At the table with Iran, what could the US concede?
| ATHENS
The UN Security Council Saturday unanimously passed a resolution to sharpen sanctions against Iran for its presumed nuclear-weapons ambitions. This unanimity provides the West with an occasion for a bold new diplomatic initiative.
The US should propose a comprehensive, formal dialogue with Iran on nuclear matters that also covers all issues that have divided Washington and Tehran since the cleric-led revolution toppled America's former ally, Shah Muhammad Reza Pahlevi, in 1979.
Before beginning such a dialogue, however, the top officials of the Bush administration should first agree among themselves and with congressional leaders on the discussion's minimum aims – and the maximum concessions the West can offer.
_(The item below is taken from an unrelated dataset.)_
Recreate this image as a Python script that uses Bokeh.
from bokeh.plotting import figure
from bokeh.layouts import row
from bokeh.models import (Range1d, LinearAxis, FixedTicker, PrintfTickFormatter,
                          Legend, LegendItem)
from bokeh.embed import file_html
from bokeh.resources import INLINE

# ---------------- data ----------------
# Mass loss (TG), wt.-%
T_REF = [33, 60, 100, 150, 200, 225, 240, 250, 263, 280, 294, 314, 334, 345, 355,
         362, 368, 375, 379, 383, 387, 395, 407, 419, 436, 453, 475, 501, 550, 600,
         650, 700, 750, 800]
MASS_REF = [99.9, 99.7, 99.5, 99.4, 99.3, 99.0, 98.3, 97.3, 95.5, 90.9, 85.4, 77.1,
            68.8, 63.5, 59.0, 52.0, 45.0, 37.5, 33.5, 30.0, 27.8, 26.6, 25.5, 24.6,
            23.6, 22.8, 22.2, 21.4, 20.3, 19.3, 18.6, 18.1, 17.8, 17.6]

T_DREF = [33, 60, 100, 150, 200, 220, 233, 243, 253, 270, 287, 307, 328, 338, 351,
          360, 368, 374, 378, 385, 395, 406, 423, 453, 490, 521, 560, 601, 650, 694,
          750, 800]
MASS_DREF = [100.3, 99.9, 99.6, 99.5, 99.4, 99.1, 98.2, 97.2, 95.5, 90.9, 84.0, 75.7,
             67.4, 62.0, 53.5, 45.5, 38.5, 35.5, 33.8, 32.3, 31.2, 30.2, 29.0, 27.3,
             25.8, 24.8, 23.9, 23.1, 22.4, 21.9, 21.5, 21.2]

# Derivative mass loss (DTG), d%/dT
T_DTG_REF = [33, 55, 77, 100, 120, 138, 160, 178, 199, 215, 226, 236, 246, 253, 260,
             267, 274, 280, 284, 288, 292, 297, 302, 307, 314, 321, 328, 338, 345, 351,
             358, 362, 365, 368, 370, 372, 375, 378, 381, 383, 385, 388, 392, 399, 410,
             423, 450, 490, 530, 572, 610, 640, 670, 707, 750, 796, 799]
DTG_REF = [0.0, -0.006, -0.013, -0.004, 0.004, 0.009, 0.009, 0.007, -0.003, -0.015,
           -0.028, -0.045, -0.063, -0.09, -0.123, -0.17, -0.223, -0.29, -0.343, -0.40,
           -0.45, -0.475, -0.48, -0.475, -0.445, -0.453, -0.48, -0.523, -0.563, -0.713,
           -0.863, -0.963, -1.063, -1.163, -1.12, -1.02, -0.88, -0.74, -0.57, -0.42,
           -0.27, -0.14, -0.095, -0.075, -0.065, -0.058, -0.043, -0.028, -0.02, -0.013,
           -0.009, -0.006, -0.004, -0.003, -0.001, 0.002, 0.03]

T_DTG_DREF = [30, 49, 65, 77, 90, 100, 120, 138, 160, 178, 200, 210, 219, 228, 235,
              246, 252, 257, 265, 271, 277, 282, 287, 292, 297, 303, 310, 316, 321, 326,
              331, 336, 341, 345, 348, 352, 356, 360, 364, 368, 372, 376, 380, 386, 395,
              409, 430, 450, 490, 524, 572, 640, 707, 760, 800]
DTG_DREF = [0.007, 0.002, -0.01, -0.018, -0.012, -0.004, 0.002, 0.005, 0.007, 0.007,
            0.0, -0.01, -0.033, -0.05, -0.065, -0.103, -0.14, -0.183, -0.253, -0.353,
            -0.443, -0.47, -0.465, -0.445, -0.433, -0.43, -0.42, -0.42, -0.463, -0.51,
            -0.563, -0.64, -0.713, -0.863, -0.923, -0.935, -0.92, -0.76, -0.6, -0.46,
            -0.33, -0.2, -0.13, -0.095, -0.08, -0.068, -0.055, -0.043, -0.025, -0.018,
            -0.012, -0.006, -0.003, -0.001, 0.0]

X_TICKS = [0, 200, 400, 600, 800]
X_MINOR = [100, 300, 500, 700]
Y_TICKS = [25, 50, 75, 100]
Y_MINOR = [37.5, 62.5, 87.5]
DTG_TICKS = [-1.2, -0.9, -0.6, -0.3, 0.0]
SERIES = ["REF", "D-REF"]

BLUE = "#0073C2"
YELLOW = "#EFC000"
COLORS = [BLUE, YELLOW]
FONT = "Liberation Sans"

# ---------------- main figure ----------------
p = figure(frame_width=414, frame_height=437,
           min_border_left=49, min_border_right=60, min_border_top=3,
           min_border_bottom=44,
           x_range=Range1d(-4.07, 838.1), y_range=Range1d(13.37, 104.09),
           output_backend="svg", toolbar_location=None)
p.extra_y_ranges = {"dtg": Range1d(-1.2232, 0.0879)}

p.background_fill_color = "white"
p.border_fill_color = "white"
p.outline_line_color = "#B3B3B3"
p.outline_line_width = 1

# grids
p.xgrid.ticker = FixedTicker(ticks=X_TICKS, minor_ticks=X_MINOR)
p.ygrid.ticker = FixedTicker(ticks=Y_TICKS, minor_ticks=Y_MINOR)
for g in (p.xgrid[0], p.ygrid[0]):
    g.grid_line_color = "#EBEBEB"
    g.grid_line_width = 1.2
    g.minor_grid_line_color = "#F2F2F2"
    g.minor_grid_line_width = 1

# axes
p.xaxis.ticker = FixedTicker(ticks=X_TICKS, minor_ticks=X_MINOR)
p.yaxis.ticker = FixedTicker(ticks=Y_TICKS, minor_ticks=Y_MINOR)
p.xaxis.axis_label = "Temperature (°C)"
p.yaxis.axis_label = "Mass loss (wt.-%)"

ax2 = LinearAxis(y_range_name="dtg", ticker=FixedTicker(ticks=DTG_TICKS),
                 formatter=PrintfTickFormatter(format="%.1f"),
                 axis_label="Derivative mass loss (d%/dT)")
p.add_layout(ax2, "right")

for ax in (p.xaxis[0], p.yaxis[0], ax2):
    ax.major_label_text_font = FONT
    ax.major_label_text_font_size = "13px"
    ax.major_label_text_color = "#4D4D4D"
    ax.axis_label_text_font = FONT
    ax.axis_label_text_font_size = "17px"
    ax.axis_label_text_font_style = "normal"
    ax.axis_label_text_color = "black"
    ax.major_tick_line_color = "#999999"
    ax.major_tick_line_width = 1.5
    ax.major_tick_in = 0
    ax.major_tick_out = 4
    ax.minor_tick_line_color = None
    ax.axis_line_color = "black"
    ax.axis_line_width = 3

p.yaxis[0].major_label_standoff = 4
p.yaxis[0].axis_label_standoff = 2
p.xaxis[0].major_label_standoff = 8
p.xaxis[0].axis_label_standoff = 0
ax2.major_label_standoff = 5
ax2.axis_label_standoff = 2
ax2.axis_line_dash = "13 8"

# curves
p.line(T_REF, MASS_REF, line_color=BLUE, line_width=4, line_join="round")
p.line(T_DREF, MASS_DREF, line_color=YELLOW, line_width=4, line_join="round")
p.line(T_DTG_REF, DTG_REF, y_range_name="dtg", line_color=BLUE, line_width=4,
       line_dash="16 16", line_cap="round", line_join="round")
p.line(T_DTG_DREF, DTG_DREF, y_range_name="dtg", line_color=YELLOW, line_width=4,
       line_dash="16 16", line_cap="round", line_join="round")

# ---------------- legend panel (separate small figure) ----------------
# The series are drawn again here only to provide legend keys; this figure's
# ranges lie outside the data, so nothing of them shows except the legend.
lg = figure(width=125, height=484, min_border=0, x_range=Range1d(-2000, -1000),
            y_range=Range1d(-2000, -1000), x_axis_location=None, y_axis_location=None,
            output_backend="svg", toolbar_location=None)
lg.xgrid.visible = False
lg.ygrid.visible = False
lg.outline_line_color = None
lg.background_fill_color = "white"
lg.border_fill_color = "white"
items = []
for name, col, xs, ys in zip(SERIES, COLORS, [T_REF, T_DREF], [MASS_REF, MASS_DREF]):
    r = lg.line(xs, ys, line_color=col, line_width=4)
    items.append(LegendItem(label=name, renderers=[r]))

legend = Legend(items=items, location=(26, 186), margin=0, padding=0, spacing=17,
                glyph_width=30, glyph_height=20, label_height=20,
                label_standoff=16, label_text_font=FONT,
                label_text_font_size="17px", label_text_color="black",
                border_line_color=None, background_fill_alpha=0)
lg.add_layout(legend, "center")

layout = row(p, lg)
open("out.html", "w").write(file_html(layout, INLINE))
A possible forum to kick-start a real dialogue could be the foreign ministers' meeting soon to be hosted by Iraq. This was agreed to at the earlier, lower-level Baghdad meeting this month on halting Iranian and other foreign interference in the insurgency and sectarian strife in Iraq. Secretary of State Condoleeza Rice's agreement to join Iranian, Iraqi, British, Syrian, and Turkish foreign ministers at the future high-level conference is a helpful and hopeful sign.
Proponents of a US military strike on Iran, especially those among the more than 1 million Iranian exiles in the US, must have been rather startled by a recent Voice of America interview in Persian by Ardeshir Zahedi, former high-profile foreign minister under the shah, Mohammad Reza Pahlavi. He was the late shah's last and most activist ambassador in Washington – no friend of the Iranian mullahs.
Mr. Zahedi urgently cautioned Washington against any military adventure in Iran. Tightened UN and US economic sanctions, he also warned, would cause problems for Iranians, but wouldn't dissuade and might even accelerate the ayatollahs' nuclear programs.
Zahedi alluded to the birth of Iran's program for a full nuclear-fuel cycle to generate electricity back in the 1950s, under the shah's rule. That program profited the US nuclear firms that encouraged and helped finance it, as the shah himself pointed out to this reporter in an interview back in 1966.
Though the mullahs consider Zahedi to be a dangerous enemy, in the interview he agreed with them that Iran, a signer of the Nuclear Non-Proliferation Treaty (NPT), has the absolute right to develop peaceful nuclear energy. He called Western suspicions and accusations about a covert military program "an insult to Iranian dignity."
Assuming that meaningful US-Iranian talks begin, what should minimum US demands be? First and foremost, suspension and eventual halt to anything that looks like enrichment of uranium to weapons-grade levels, or diversion of plutonium from power plants to the same purpose.
Sir Eldon Griffiths, a British diplomat and author who has devoted his career to studying Iran, suggests ways to achieve this.
In a new book, "Turbulent Iran," Mr. Griffiths articulates his peace plan in stages. First, US, British, Iraqi, and Iranian military commanders would meet to end infiltration from Iran into Iraq of arms, cash, and agents of incitement; agree on a liaison between Iran and the US-led coalition in Iraq as the US and British hand over control to Iraqis, and on joint policing of Iran's land and water borders.
Second, in Kabul, Afghanistan, Iranian, Afghan, US, British, and NATO representatives should agree to cooperate in defeating the Taliban, a long-time foe of Tehran. Their other agendas: pacifying western Afghanistan; returning home about 300,000 Afghans who fled to Iran, and cracking down on narcotrafficking, an Iranian priority.
Bilateral US-Iranian meetings should aim to settle old compensation claims: US claims since 1979 for damage and restitution for the US Embassy and other property and citizens in Iran; Iranian claims for additional compensation for the US Navy's mistake in shooting down an Iranian airliner in 1988; and the unfreezing of Iranian assets in US banks.
Such moves could greatly facilitate a crucial nuclear solution. One would be a multinational consortium under World Bank auspices to supervise and participate in Iran's nuclear electric power projects.
Iran would own its nuclear fuel, but would be obliged to hold a "dual key" with expert nuclear inspectors from the International Atomic Energy Agency (IAEA). They would supervise and approve use of fuel to avoid diversion to weapons use. This has been a proposal of Bruno Pellaud, IAEA's former deputy director for safeguards. He says this technique of strict oversight by "interested peers and partners" could exclude an Iranian weapons program.
Despite Iranian President Mahmoud Ahmedinejad's inflammatory rhetoric, Iranians have shown in the past that they are usually amenable to solutions they find to be in their best strategic interest. Now is the time for the US and allies to rise to this opportunity for future Middle Eastern peace and face the challenge of difficult, but potentially fruitful peace diplomacy.
• John K. Cooley, a former Monitor correspondent, covered the Middle East for more than 40 years. His latest book is "An Alliance Against Babylon: The US, Israel and Iraq."